Just how traumatic will it be for Maria Sharapova when – and if – she finally loses a game at the 2013 Australian Open?
Following those double-bagel wins over Olga Puchkova and Misaki Doi in her first two outings, it would still be a Mayan ‘end of the world’ prediction to even think Venus Williams could fail to get on the scoreboard against the No. 2 seed in their Rod Laver Arena blockbuster Friday night.
Williams’ struggles with the autoimmune condition Sjogren’s Syndrome have affected her performance the past couple of years but she seems to have it under control and ended the 2012 season at No. 24 after starting out at No. 134.
Williams, her sister Serena and Sharapova are by far the three most globally recognized superstars of women’s tennis, and any meeting involving them is a seismic happening.
Venus and Maria have only played once since 2009, Sharapova winning 6-4, 6-3 in Rome last year in the clay-court run-up to her triumphant Roland Garros.
She leads 4-3 overall but Williams won their last two meetings on hard courts – Miami in 2007 and Stanford in 2005.
Both players are downplaying the showdown. “I don’t think I’m going to go into it with a different mentality,” Williams said.
From Sharapova, she described playing a great opponent like Williams as, “two athletes competing in front of thousands of people like we do all the time.”
The sidebar contest, for two fashion conscious females, is who is the best dressed.
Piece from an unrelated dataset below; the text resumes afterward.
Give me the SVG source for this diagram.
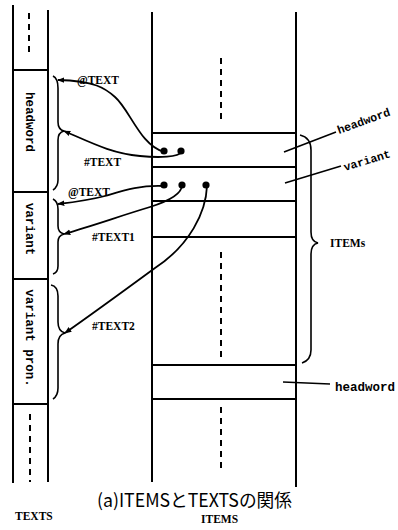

Sharapova is her customary glamorous self in a strappy, lemon sundress while Williams has been more daring with a self-designed frock that makes a powerful statement with a potpourri of colours and shapes.
“I get a lot of compliments,” Williams said about people’s reaction to her dress. “They love the colour. Women’s players, men’s players, people working around. That’s been very satisfying because I work hard on the designs.”
The first day of third-round action features several ‘connoisseur’ match-ups. American Madision Keys, 17 and a seemingly can’t miss future star, should challenge fifth seed Angelique Kerber.
On the men’s side, that ‘good-looking rooster’ Fernando Verdasco has trained hard with Andre Agassi’s fitness guru Gil Reyes and should be ready for an in-form Kevin Anderson, runner-up in Sydney. In other matches, spitfire Spaniard Nicolas Almagro faces temperamental Pole Jerzy Janowicz and Marcos Baghdatis has a date with the ‘executioner’ – David Ferrer.
The undercard – so to speak – of the Sharapova–Williams main event on Friday night is the all-Serbian clash of Ana Ivanovic and Jelena Jankovic in the afternoon in Hisense Arena.
Ivanovic, 25, and Jankovic, 27, have only played once before at a Grand Slam – in the Roland Garros semi-finals in 2008 with the No. 1 ranking at stake – and Ivanovic won 6-4, 3-6, 6-4.
Over the years, there has been an iciness between the two but now both claim there has been a thaw. Playing Fed Cup together has helped.
“Each of us has matured,” says Ivanovic. “It’s normal,” was Jankovic’s comment on the relationship.
No longer normal in Jankovic’s repertoire are the “splits” she used to do when dashing after shots. “I’m too old now,” she said. “I don’t need any more injuries.”
TOM’S INTREPID TIPS
Williams def. Sharapova in three: Venus’ three Hopman Cup wins and tougher matches so far help against Maria whose preparation was limited by a collar bone concern.
Goerges def. Zheng in two: The German gets Zheng on the rebound after the Stosur match and records her first win in three tries against the Chinese.
Keys def. Kerber in two: Swinging from the hip with youthful insouciance, the American teenager rocks the No. 5 seed’s world.
Verdasco def. Anderson in four: The Spaniard, 29, seems to have a renewed commitment about him and should outlast the 6-foot-8 South African.
Almagro def. Janowicz in four: The droll Pole blew up on Court 8 on Wednesday and will likely blow out of the tournament Friday on Showcourt 3.